I filled the weekend with work, but managed to squeeze a few hours of self-fulfilment on Sunday when I made my way to the Southbank – think Melbourne’s Southbank but five times the size and full of theatres, museums, lovely eateries and don’t forget the London Eye. This particular Sunday was a gorgeous day so every tourist, local, and national visitor was out enjoying the sun, the ice creams and the free attractions – the huge outdoor book market by the National Theatre, the skateboarders falling off their boards when the try really fancy moves for their audiences, the kids playing in the mud bank where the Thames is low, and this weekend we had the added free attraction of a sand sculptor.
He had made a couch with a sand person lying on their stomach with their hands on their chin, but it looked funny because a bunch of hippies were sitting in a circle on and around the couch and encompassing the sandman. He also made a big TV and two armchairs further on.
But my excitement for the day was the Globe Theatre open day in honour of the Bard’s Birthday today (Wednesday 22nd). For four hours entry was free, and the line-up was *ahem* only ten minutes long. Once inside you had to fight your way through the crowd to view the exhibition, or more like it I was actually reading about the Bard’s life so everyone was being annoying and walking right in front of me. There was handbag jostling, there was elbowing, there were dads yelling out for lost kids. Pure enjoyment I tell you. But a saved a good few pounds. And still you ask me, was it worth it?!
I thought so, for one reason, I got to speak a line of a sonnet which was filmed on camera and being aired as a part of today’s celebrations in an attempt at the world record for most people speaking a sonnet.

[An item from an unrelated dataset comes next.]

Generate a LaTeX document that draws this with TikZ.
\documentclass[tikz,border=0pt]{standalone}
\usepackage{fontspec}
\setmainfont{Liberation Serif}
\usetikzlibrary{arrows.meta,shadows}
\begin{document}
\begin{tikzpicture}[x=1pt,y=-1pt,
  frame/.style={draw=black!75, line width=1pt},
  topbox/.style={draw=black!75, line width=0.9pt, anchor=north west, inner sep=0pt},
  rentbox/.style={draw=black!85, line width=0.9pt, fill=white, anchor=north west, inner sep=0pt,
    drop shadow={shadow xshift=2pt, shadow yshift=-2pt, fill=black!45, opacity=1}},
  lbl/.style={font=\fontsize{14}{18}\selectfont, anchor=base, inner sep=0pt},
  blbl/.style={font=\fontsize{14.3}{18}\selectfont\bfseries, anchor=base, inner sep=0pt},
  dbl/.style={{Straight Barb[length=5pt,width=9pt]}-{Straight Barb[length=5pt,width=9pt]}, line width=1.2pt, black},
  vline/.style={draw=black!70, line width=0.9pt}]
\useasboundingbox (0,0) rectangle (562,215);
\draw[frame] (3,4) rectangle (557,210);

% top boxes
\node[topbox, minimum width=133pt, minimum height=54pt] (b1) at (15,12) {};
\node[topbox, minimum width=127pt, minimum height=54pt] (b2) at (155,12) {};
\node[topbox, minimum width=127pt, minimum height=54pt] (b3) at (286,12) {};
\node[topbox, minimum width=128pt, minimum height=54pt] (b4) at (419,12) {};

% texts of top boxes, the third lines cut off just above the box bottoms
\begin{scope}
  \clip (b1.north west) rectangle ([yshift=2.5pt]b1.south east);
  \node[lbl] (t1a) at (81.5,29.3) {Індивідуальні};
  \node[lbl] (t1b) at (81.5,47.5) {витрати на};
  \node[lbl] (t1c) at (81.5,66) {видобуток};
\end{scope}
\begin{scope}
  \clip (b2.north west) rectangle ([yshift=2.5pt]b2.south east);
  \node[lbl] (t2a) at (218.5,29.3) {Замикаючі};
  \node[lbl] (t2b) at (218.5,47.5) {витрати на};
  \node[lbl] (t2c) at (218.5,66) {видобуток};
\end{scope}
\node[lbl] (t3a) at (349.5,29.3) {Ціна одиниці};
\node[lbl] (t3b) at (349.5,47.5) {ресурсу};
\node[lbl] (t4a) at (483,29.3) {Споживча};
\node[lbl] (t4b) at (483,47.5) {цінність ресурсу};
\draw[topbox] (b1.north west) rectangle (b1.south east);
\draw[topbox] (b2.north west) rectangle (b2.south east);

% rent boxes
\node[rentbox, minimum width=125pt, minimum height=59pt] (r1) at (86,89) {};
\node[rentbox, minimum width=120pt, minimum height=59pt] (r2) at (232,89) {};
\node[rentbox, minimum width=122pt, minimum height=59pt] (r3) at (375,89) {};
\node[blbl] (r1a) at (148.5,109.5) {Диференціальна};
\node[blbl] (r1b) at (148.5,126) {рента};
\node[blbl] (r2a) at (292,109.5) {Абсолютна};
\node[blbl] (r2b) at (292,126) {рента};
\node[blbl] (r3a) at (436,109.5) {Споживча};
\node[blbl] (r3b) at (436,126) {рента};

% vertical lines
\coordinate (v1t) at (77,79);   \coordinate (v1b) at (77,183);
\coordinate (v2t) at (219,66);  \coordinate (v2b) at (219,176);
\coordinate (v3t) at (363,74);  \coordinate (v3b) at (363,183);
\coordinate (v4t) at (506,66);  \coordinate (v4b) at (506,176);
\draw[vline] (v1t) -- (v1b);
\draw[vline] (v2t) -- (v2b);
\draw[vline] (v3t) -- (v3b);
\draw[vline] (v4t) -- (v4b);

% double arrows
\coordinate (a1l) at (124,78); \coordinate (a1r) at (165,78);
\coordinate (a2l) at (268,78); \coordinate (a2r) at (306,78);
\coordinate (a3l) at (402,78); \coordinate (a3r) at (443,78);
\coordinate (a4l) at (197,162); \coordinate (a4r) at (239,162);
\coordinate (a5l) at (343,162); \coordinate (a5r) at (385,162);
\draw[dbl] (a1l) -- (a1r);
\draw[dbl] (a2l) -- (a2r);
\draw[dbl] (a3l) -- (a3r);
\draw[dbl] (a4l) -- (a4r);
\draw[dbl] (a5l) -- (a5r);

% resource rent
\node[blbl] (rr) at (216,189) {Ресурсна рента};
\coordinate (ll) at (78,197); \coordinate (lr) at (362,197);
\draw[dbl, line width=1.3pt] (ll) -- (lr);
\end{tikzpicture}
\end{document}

I also sat in the actual theatre for a while, as there was a workshop on teaching kids how to fight “ye olde stage” style. Stage acting finger-in-the-eye pokes, Roman punches and hair grips, it was all for fun and the kids loved it.
The theatre itself is quite amazing. On any night of the week there are performances for £5 standing room (although I’m sure you could sit on the ground if you wanted to), and the structure itself is like a giant cylinder. The stage comes out on one side, and all around there are four tiers of seating as well as a few boxes, and yet still the theatre keeps that cylindrical shape. They do say that any seat is not exempt from a proper view of the action at any one time, and they say the £5 seats are about the best. I grabbed a program and I’d like to go back when they are playing As You Like It, a classic that I never saw or studied. They’re currently playing Romeo and Juliet. Yawn.
So that was my exciting part of the weekend, since then I’ve just been working my butt off to save up for Berlin and Pamplona and anywhere else I might be going to.